Written instruction => Repeat the material below exactly, with no pictures.
* start *
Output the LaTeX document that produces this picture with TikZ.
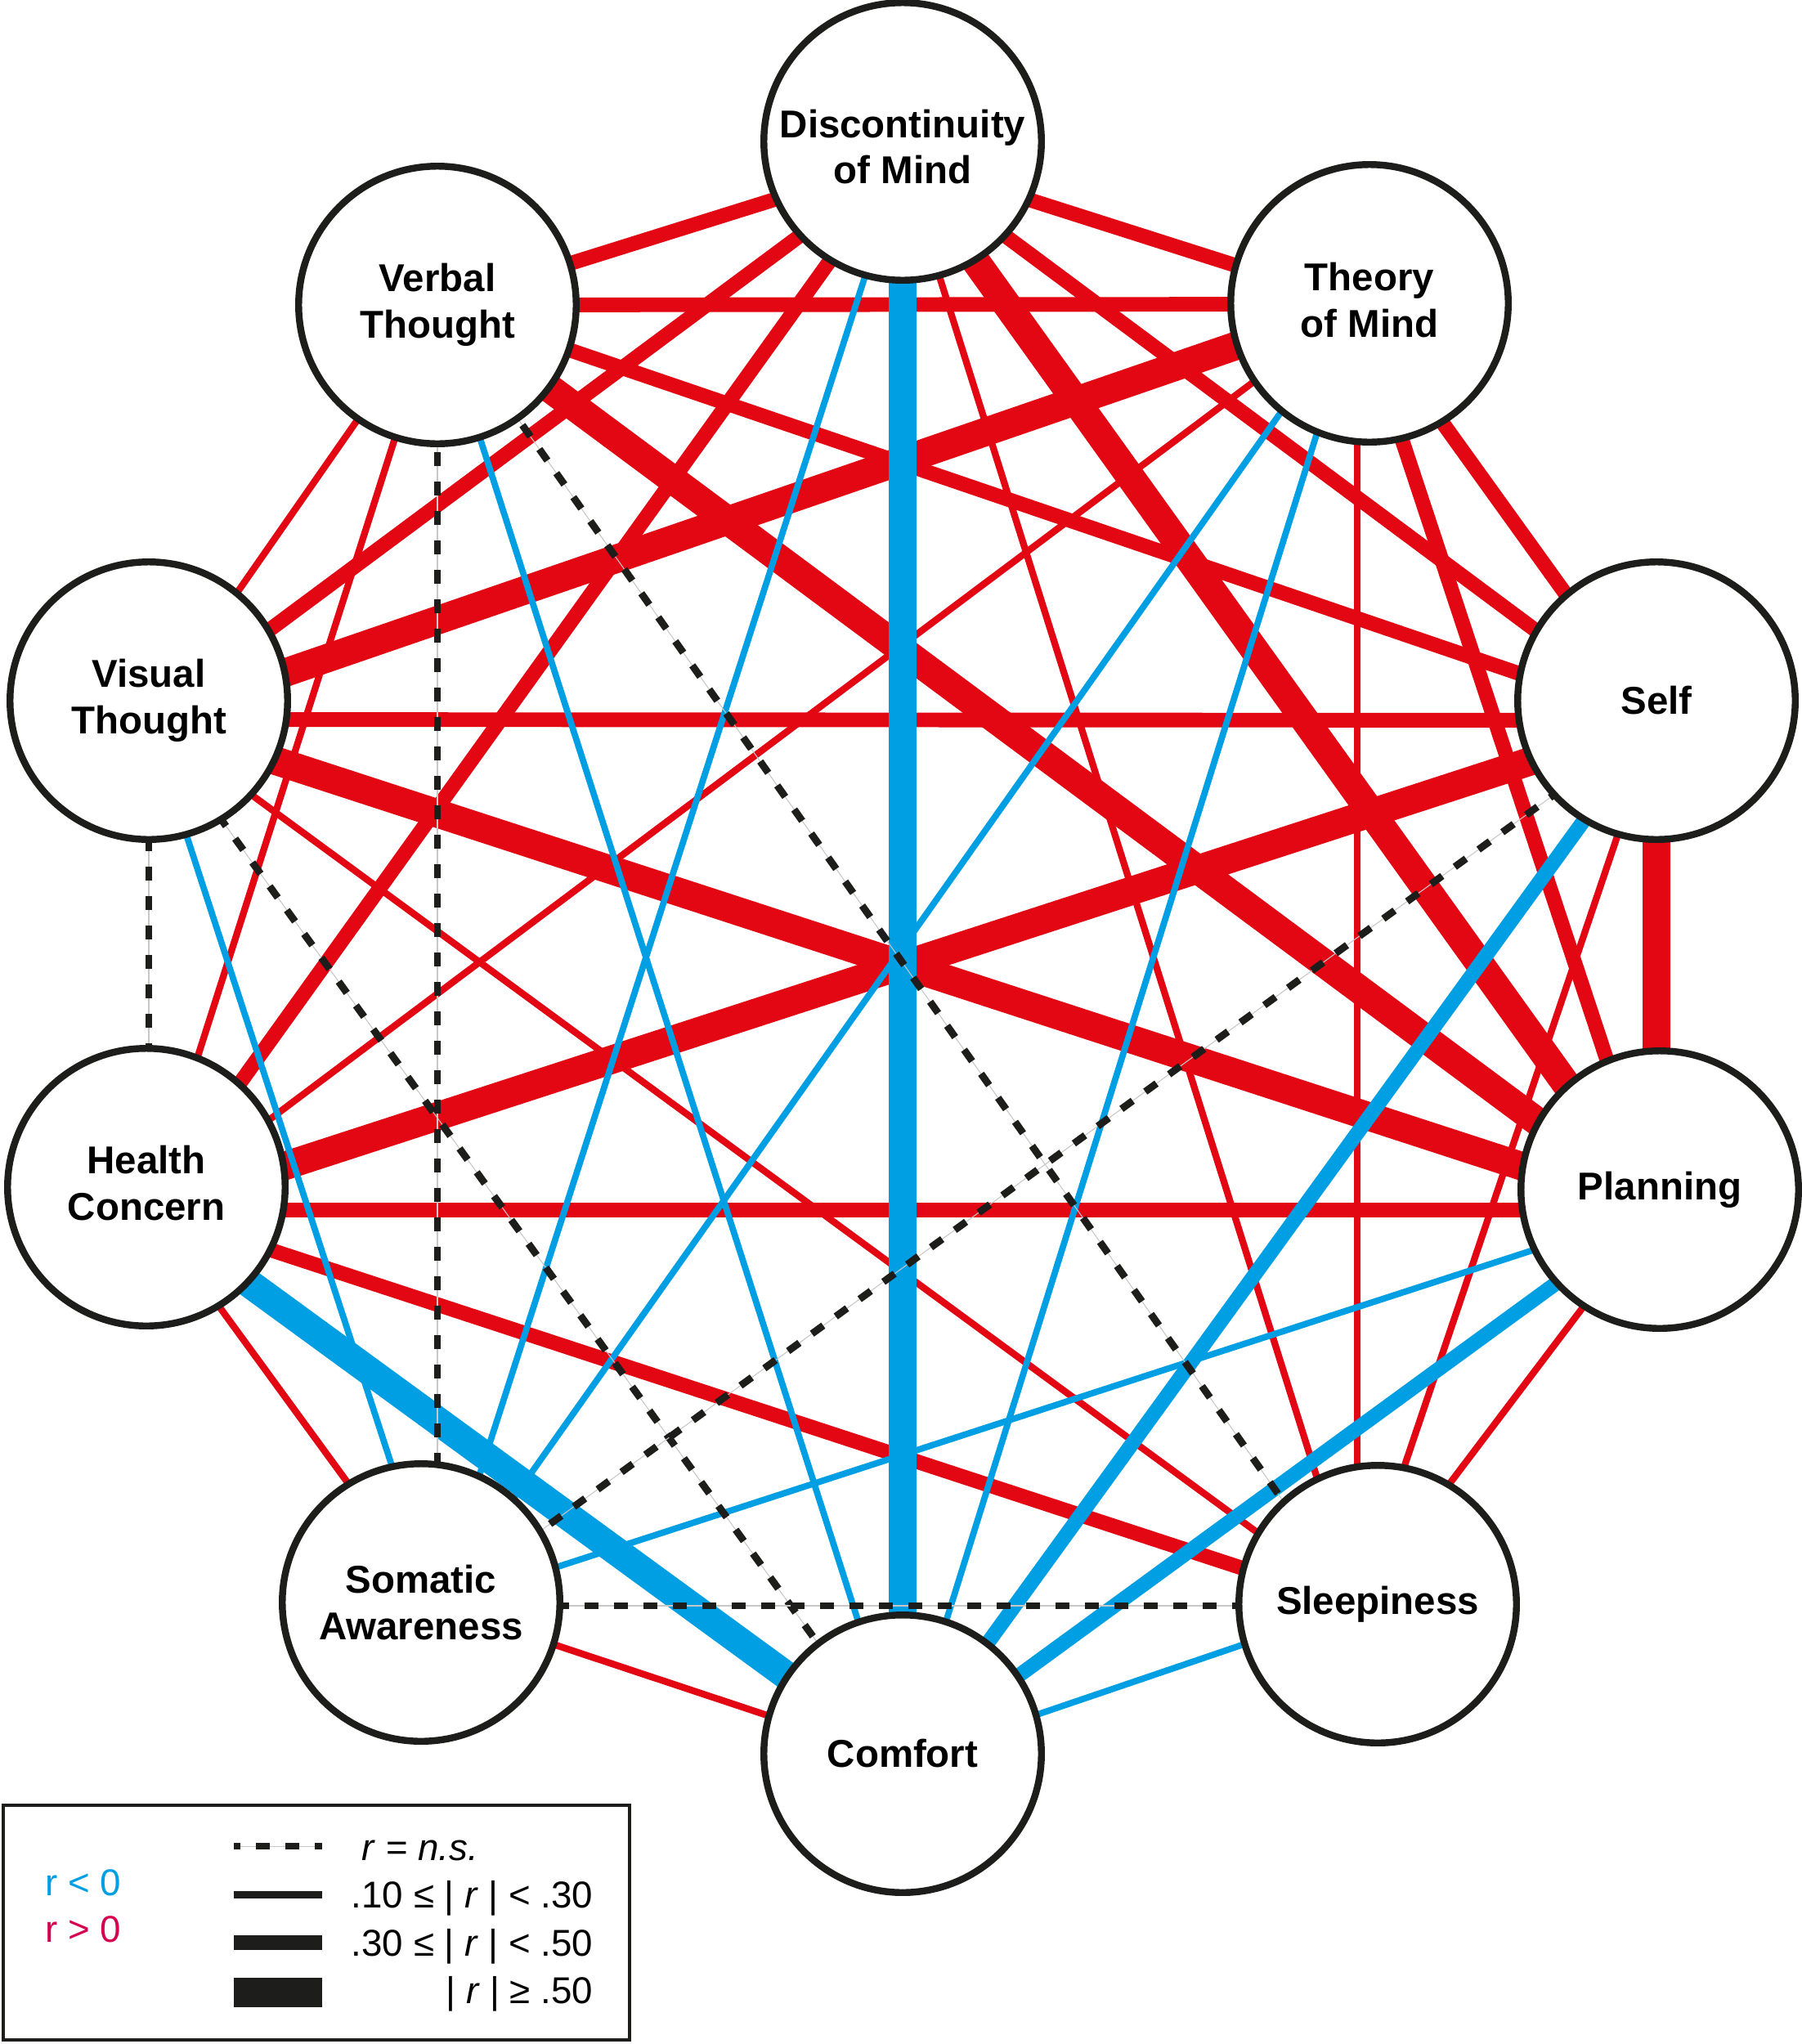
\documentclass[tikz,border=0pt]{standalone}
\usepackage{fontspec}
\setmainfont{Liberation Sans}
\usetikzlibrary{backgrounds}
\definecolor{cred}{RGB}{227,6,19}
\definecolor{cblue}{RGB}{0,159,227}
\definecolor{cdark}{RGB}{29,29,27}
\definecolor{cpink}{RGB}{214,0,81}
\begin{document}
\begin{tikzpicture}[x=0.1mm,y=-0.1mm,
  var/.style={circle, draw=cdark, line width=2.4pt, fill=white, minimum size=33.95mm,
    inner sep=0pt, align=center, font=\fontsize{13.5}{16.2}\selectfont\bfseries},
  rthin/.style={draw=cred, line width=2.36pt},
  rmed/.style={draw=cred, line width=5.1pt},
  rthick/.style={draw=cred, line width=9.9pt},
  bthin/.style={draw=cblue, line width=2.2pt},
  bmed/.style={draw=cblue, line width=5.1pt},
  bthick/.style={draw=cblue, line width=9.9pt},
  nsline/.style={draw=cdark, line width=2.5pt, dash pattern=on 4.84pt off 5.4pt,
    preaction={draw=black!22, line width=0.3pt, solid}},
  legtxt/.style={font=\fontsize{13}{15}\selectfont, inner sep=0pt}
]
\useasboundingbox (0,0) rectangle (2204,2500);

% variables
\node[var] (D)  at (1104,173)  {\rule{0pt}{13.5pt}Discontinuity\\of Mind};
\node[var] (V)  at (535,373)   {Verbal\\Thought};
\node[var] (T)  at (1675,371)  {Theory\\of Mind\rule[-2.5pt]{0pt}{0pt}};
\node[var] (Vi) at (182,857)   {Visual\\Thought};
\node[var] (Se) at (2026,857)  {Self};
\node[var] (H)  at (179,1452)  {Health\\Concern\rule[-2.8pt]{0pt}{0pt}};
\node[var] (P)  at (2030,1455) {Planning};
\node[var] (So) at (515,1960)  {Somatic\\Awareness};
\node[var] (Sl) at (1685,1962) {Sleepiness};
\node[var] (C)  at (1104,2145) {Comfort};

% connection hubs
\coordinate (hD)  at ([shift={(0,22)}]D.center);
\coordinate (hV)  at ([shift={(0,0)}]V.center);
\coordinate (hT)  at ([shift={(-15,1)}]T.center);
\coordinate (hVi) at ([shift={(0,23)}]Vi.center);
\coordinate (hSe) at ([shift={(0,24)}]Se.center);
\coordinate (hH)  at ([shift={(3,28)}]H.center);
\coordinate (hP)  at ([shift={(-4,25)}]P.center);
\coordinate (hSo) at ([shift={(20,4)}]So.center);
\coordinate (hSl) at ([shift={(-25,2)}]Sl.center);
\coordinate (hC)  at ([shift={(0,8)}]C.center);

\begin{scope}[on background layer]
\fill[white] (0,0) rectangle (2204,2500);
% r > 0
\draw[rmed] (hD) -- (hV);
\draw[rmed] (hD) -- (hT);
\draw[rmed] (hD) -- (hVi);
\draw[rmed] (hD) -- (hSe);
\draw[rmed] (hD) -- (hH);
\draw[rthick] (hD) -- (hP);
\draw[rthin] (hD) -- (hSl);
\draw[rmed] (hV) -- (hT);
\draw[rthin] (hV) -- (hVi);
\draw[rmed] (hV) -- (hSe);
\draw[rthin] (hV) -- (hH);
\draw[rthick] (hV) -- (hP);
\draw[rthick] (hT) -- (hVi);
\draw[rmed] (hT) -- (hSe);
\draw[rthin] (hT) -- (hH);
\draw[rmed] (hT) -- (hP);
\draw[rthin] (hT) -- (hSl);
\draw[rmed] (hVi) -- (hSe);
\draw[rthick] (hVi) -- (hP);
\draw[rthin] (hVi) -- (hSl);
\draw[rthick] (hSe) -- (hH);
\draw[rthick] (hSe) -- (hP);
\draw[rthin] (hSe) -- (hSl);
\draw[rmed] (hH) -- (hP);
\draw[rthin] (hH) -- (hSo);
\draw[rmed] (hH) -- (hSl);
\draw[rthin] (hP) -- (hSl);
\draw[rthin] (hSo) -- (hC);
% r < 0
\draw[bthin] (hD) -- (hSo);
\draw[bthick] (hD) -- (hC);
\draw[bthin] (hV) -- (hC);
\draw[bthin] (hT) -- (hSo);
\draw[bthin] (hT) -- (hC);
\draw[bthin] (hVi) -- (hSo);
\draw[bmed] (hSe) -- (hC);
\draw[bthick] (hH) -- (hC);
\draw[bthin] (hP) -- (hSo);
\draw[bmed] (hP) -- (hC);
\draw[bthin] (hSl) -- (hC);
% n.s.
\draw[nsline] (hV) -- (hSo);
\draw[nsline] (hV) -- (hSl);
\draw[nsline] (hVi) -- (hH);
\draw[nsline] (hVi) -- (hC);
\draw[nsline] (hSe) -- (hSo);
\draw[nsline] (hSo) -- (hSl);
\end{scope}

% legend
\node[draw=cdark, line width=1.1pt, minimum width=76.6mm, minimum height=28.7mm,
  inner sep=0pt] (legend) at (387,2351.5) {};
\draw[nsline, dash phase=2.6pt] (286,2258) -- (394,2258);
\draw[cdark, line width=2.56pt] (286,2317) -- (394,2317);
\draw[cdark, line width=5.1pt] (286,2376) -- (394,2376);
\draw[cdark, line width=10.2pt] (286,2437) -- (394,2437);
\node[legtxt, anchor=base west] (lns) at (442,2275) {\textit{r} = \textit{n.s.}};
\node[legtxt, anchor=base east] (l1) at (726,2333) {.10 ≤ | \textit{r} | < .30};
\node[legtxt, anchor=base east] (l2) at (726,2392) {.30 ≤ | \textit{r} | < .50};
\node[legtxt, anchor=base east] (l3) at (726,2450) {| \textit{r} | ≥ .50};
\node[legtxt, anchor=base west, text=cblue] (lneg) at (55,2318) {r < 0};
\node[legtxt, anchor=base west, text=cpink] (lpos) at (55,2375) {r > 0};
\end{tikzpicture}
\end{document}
* end *
The response =>
Output the LaTeX document that produces this picture with TikZ.
\documentclass[tikz,border=0pt]{standalone}
\usepackage{fontspec}
\setmainfont{Liberation Sans}
\usetikzlibrary{backgrounds}
\definecolor{cred}{RGB}{227,6,19}
\definecolor{cblue}{RGB}{0,159,227}
\definecolor{cdark}{RGB}{29,29,27}
\definecolor{cpink}{RGB}{214,0,81}
\begin{document}
\begin{tikzpicture}[x=0.1mm,y=-0.1mm,
  var/.style={circle, draw=cdark, line width=2.4pt, fill=white, minimum size=33.95mm,
    inner sep=0pt, align=center, font=\fontsize{13.5}{16.2}\selectfont\bfseries},
  rthin/.style={draw=cred, line width=2.36pt},
  rmed/.style={draw=cred, line width=5.1pt},
  rthick/.style={draw=cred, line width=9.9pt},
  bthin/.style={draw=cblue, line width=2.2pt},
  bmed/.style={draw=cblue, line width=5.1pt},
  bthick/.style={draw=cblue, line width=9.9pt},
  nsline/.style={draw=cdark, line width=2.5pt, dash pattern=on 4.84pt off 5.4pt,
    preaction={draw=black!22, line width=0.3pt, solid}},
  legtxt/.style={font=\fontsize{13}{15}\selectfont, inner sep=0pt}
]
\useasboundingbox (0,0) rectangle (2204,2500);

% variables
\node[var] (D)  at (1104,173)  {\rule{0pt}{13.5pt}Discontinuity\\of Mind};
\node[var] (V)  at (535,373)   {Verbal\\Thought};
\node[var] (T)  at (1675,371)  {Theory\\of Mind\rule[-2.5pt]{0pt}{0pt}};
\node[var] (Vi) at (182,857)   {Visual\\Thought};
\node[var] (Se) at (2026,857)  {Self};
\node[var] (H)  at (179,1452)  {Health\\Concern\rule[-2.8pt]{0pt}{0pt}};
\node[var] (P)  at (2030,1455) {Planning};
\node[var] (So) at (515,1960)  {Somatic\\Awareness};
\node[var] (Sl) at (1685,1962) {Sleepiness};
\node[var] (C)  at (1104,2145) {Comfort};

% connection hubs
\coordinate (hD)  at ([shift={(0,22)}]D.center);
\coordinate (hV)  at ([shift={(0,0)}]V.center);
\coordinate (hT)  at ([shift={(-15,1)}]T.center);
\coordinate (hVi) at ([shift={(0,23)}]Vi.center);
\coordinate (hSe) at ([shift={(0,24)}]Se.center);
\coordinate (hH)  at ([shift={(3,28)}]H.center);
\coordinate (hP)  at ([shift={(-4,25)}]P.center);
\coordinate (hSo) at ([shift={(20,4)}]So.center);
\coordinate (hSl) at ([shift={(-25,2)}]Sl.center);
\coordinate (hC)  at ([shift={(0,8)}]C.center);

\begin{scope}[on background layer]
\fill[white] (0,0) rectangle (2204,2500);
% r > 0
\draw[rmed] (hD) -- (hV);
\draw[rmed] (hD) -- (hT);
\draw[rmed] (hD) -- (hVi);
\draw[rmed] (hD) -- (hSe);
\draw[rmed] (hD) -- (hH);
\draw[rthick] (hD) -- (hP);
\draw[rthin] (hD) -- (hSl);
\draw[rmed] (hV) -- (hT);
\draw[rthin] (hV) -- (hVi);
\draw[rmed] (hV) -- (hSe);
\draw[rthin] (hV) -- (hH);
\draw[rthick] (hV) -- (hP);
\draw[rthick] (hT) -- (hVi);
\draw[rmed] (hT) -- (hSe);
\draw[rthin] (hT) -- (hH);
\draw[rmed] (hT) -- (hP);
\draw[rthin] (hT) -- (hSl);
\draw[rmed] (hVi) -- (hSe);
\draw[rthick] (hVi) -- (hP);
\draw[rthin] (hVi) -- (hSl);
\draw[rthick] (hSe) -- (hH);
\draw[rthick] (hSe) -- (hP);
\draw[rthin] (hSe) -- (hSl);
\draw[rmed] (hH) -- (hP);
\draw[rthin] (hH) -- (hSo);
\draw[rmed] (hH) -- (hSl);
\draw[rthin] (hP) -- (hSl);
\draw[rthin] (hSo) -- (hC);
% r < 0
\draw[bthin] (hD) -- (hSo);
\draw[bthick] (hD) -- (hC);
\draw[bthin] (hV) -- (hC);
\draw[bthin] (hT) -- (hSo);
\draw[bthin] (hT) -- (hC);
\draw[bthin] (hVi) -- (hSo);
\draw[bmed] (hSe) -- (hC);
\draw[bthick] (hH) -- (hC);
\draw[bthin] (hP) -- (hSo);
\draw[bmed] (hP) -- (hC);
\draw[bthin] (hSl) -- (hC);
% n.s.
\draw[nsline] (hV) -- (hSo);
\draw[nsline] (hV) -- (hSl);
\draw[nsline] (hVi) -- (hH);
\draw[nsline] (hVi) -- (hC);
\draw[nsline] (hSe) -- (hSo);
\draw[nsline] (hSo) -- (hSl);
\end{scope}

% legend
\node[draw=cdark, line width=1.1pt, minimum width=76.6mm, minimum height=28.7mm,
  inner sep=0pt] (legend) at (387,2351.5) {};
\draw[nsline, dash phase=2.6pt] (286,2258) -- (394,2258);
\draw[cdark, line width=2.56pt] (286,2317) -- (394,2317);
\draw[cdark, line width=5.1pt] (286,2376) -- (394,2376);
\draw[cdark, line width=10.2pt] (286,2437) -- (394,2437);
\node[legtxt, anchor=base west] (lns) at (442,2275) {\textit{r} = \textit{n.s.}};
\node[legtxt, anchor=base east] (l1) at (726,2333) {.10 ≤ | \textit{r} | < .30};
\node[legtxt, anchor=base east] (l2) at (726,2392) {.30 ≤ | \textit{r} | < .50};
\node[legtxt, anchor=base east] (l3) at (726,2450) {| \textit{r} | ≥ .50};
\node[legtxt, anchor=base west, text=cblue] (lneg) at (55,2318) {r < 0};
\node[legtxt, anchor=base west, text=cpink] (lpos) at (55,2375) {r > 0};
\end{tikzpicture}
\end{document}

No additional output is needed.